Ollie: And this is the second batch of songs where we’ve tracked and mixed at Old Blackberry Way. Dreamland, we did that at Pachyderm, partially because we wanted to try to take a step forward and try a big studio out, and also because it was close to where we were living in Northfield, and Neil also got his start engineering there. And that was fine. It definitely cost a bit of money, and seemed ok enough. But the Drift thing happened when it was slow at Neil’s studio and we had these new songs, and he was just like, well do you want to just come in, because we don’t have anything going on and it’ll be easy. And we did that, and it was kind of touch and go, but everything just gelled, sounded great. Mixing was easy. And it informed how we were going to move on with the next effort.
Sarah: The Drift EP is definitely a snapshot of Gospel Gossip at its best, in that state. What Gospel Gossip as then is different than what Gospel Gossip is now, just because of us as people as our relationships, and I think the Drift EP is the height of what we were able to accomplish in that form. Working with Neil has been awesome, and I’m really glad that we’ve worked with him consistently over the years. It’s having that sort of static, constant element in recording the music, where it’s always with Neil and at Neil’s studio. It’s made us learn how to be in the studio, in a way that we haven’t learned if there was someone else taking charge of what we were doing.

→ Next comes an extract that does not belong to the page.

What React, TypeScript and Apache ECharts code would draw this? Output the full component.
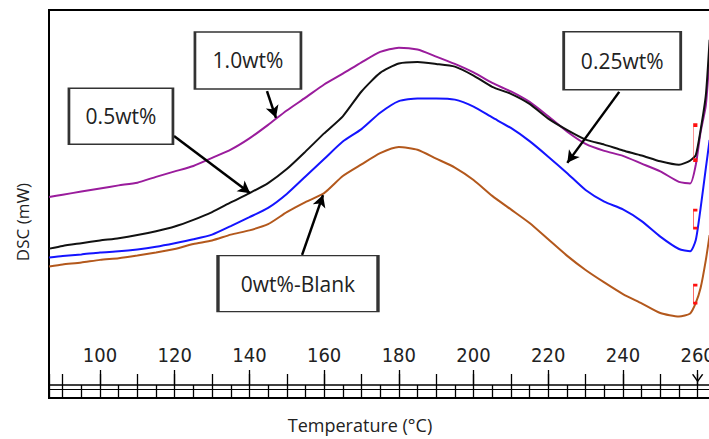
import React, { useEffect, useRef } from 'react';
import * as echarts from 'echarts';

// Temperature (°C) sample points
const temperatures = [86.4, 90, 95, 100, 105, 110, 115, 120, 125, 130, 135, 140, 145, 150, 155, 160, 165, 170, 175, 180, 185, 190, 195, 200, 205, 210, 215, 220, 225, 230, 235, 240, 245, 250, 255, 258, 259.5, 260.8, 262.2, 263.2];

// DSC signal (arbitrary mW scale, 0-100 over plot height)
const dsc10 = [51.8, 52.4, 53.2, 54.0, 54.8, 55.5, 57.0, 58.4, 59.8, 61.9, 64.0, 66.9, 70.4, 74.1, 77.4, 80.8, 83.6, 86.5, 89.2, 90.3, 89.8, 88.0, 86.1, 83.9, 81.2, 79.0, 76.3, 72.6, 68.7, 65.5, 63.7, 62.4, 60.4, 58.4, 55.7, 55.3, 60.1, 68.6, 75.5, 88.4];
const dsc05 = [38.5, 39.2, 39.9, 40.6, 41.2, 42.0, 43.0, 44.2, 45.9, 47.9, 50.4, 52.8, 55.4, 59.0, 63.5, 68.2, 72.6, 79.0, 83.8, 86.2, 86.6, 86.1, 85.4, 83.1, 80.2, 78.4, 75.8, 72.0, 69.1, 66.6, 65.3, 63.8, 62.5, 61.0, 60.1, 61.2, 62.6, 69.1, 78.1, 92.3];
const dsc025 = [36.2, 36.6, 37.0, 37.5, 37.8, 38.3, 39.0, 39.9, 40.9, 42.1, 44.3, 46.6, 49.0, 52.6, 57.1, 61.6, 66.1, 69.3, 73.5, 76.5, 77.2, 77.2, 76.9, 75.1, 72.3, 69.6, 66.2, 62.2, 58.0, 53.6, 50.6, 48.6, 45.6, 41.6, 38.4, 37.8, 40.7, 49.0, 59.3, 66.5];
const dsc0 = [33.9, 34.4, 34.9, 35.6, 36.0, 36.7, 37.5, 38.4, 39.7, 40.6, 42.1, 43.2, 44.8, 47.9, 50.5, 52.8, 57.2, 60.2, 63.1, 64.7, 64.0, 61.7, 59.4, 56.2, 52.1, 48.6, 45.1, 40.9, 36.7, 33.0, 29.8, 26.8, 24.4, 21.9, 21.0, 21.8, 24.5, 28.4, 35.6, 42.0];

// Annotation boxes: [label, T, DSC]
const boxLabels = ['1.0wt%', '0.5wt%', '0.25wt%', '0wt%-Blank'];
const boxT = [139.6, 105.6, 239.8, 153.0];
const boxV = [87.0, 72.6, 86.9, 29.5];
// Arrows: from (T,DSC) to (T,DSC)
const arrowFrom = [[144.7, 79.1], [119.8, 67.5], [239.0, 78.9], [154.1, 36.9]];
const arrowTo = [[147.1, 72.2], [140.2, 52.8], [225.1, 60.6], [159.7, 52.3]];
// Red brackets near 260 °C: [T, DSC]
const bracketPos = [[259.4, 65.8], [259.4, 46.1], [259.4, 26.8]];

const X_MIN = 86.34;
const X_MAX = 270;

const tickFont = "'Liberation Sans Narrow', 'DejaVu Sans Condensed', 'Arial Narrow', sans-serif";
const textFont = "'Open Sans', 'Noto Sans', sans-serif";

export default function App() {
  const ref = useRef<HTMLDivElement>(null);
  useEffect(() => {
    const chart = echarts.init(ref.current!, null, { renderer: 'svg' });
    const baseX: any = {
      type: 'value',
      min: X_MIN,
      max: X_MAX,
      position: 'bottom',
      gridIndex: 0,
      splitLine: { show: false },
      axisLabel: { show: false },
      axisTick: { show: false },
      axisLine: { show: false },
    };
    const mk = (name: string, vals: number[], color: string) => ({
      type: 'line',
      name,
      data: temperatures.map((t, i) => [t, vals[i]]),
      showSymbol: false,
      symbol: 'none',
      smooth: 0.2,
      silent: true,
      lineStyle: { color, width: 2 },
      xAxisIndex: 0,
      yAxisIndex: 0,
    });
    const boxSizes = [[106, 57], [104, 56], [117, 58], [160, 56]];
    const bracketSizes = [35, 18, 18];
    const brown: any = mk('0wt%-Blank', dsc0, '#b3581c');
    brown.markLine = {
      silent: true,
      symbol: ['none', 'arrow'],
      symbolSize: [10, 12],
      label: { show: false },
      lineStyle: { color: '#000', width: 2.5, type: 'solid' },
      data: arrowFrom.map((f, i) => [{ coord: f }, { coord: arrowTo[i] }]),
    };
    brown.markPoint = {
      silent: true,
      data: [
        ...boxLabels.map((txt, i) => ({
          coord: [boxT[i], boxV[i]],
          symbol: 'rect',
          symbolSize: boxSizes[i],
          itemStyle: { color: '#fff', borderColor: '#333', borderWidth: 2 },
          label: {
            show: true,
            position: 'inside',
            formatter: txt,
            color: '#222',
            fontSize: 21,
            fontFamily: textFont,
          },
        })),
        ...bracketPos.map((p, i) => ({
          coord: p,
          symbol: 'path://M4,0L0,0L0,10L4,10',
          symbolSize: [4, bracketSizes[i]],
          itemStyle: { color: 'none', borderColor: '#ff1010', borderWidth: 1.3 },
          label: { show: false },
        })),
        {
          coord: [260, 5.2],
          symbol: 'path://M0,0L5,7L10,0',
          symbolSize: [10, 7],
          itemStyle: { color: 'none', borderColor: '#000', borderWidth: 1.3 },
          label: { show: false },
        },
      ],
    };
    chart.setOption({
      animation: false,
      backgroundColor: '#fff',
      grid: {
        left: 49,
        top: 10,
        width: 686,
        bottom: 41,
        show: true,
        borderColor: '#000',
        borderWidth: 2,
        backgroundColor: 'transparent',
        outerBoundsMode: 'none',
        containLabel: false,
      },
      xAxis: [
        {
          ...baseX,
          minInterval: 5,
          maxInterval: 5,
          axisLine: { show: true, onZero: false, lineStyle: { color: '#000', width: 2 } },
          axisTick: { show: true, inside: true, length: 13, lineStyle: { color: '#000', width: 1.3 } },
        },
        {
          ...baseX,
          offset: -13,
          minInterval: 10,
          maxInterval: 10,
          axisLine: { show: true, onZero: false, lineStyle: { color: '#000', width: 1.5 } },
          axisTick: { show: true, inside: true, length: 11, lineStyle: { color: '#000', width: 1.3 } },
        },
        {
          ...baseX,
          offset: -9,
          minInterval: 10,
          maxInterval: 10,
          axisLine: { show: true, onZero: false, lineStyle: { color: '#000', width: 1 } },
        },
        {
          ...baseX,
          offset: -13,
          minInterval: 20,
          maxInterval: 20,
          axisTick: { show: true, inside: true, length: 15, lineStyle: { color: '#000', width: 1.3 } },
          axisLabel: {
            show: true,
            inside: true,
            margin: 20,
            showMinLabel: false,
            showMaxLabel: false,
            color: '#222',
            fontSize: 20,
            fontFamily: tickFont,
            formatter: (v: number) => (Math.abs(v % 20) < 1e-6 ? String(Math.round(v)) : ''),
          },
        },
      ],
      yAxis: {
        type: 'value',
        min: 0,
        max: 100,
        axisLine: { show: false },
        axisTick: { show: false },
        axisLabel: { show: false },
        splitLine: { show: false },
      },
      graphic: [
        {
          type: 'text',
          x: 360,
          y: 425,
          style: {
            text: 'Temperature (°C)',
            fontSize: 18,
            fontFamily: textFont,
            fill: '#222',
            align: 'center',
            verticalAlign: 'middle',
          },
        },
        {
          type: 'text',
          x: 22,
          y: 222,
          rotation: Math.PI / 2,
          style: {
            text: 'DSC (mW)',
            fontSize: 17,
            fontFamily: textFont,
            fill: '#222',
            align: 'center',
            verticalAlign: 'middle',
          },
        },
      ],
      series: [
        mk('1.0wt%', dsc10, '#9a1c9c'),
        mk('0.5wt%', dsc05, '#111111'),
        mk('0.25wt%', dsc025, '#1414ff'),
        brown,
      ],
    });
    return () => chart.dispose();
  }, []);
  return (
    <div
      ref={ref}
      style={{ position: 'fixed', left: 0, top: 0, width: 709, height: 439 }}
    />
  );
}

Ollie: He’s also grown a lot, too. When we first went in, he was still trying to figure out what our sound is, what to do. It was a lot of experimenting and trying different things. Now we cut that fat out, and we know how to get drum sounds right, right away. And because of that, we can experiment even more.
Gospel Gossip play a 7″-release show this Saturday, November 3, at the Turf Club with support from Magic Castles, Leisure Birds, and Teenage Moods. A limited run of Atlantic Blue vinyl will be available at the show.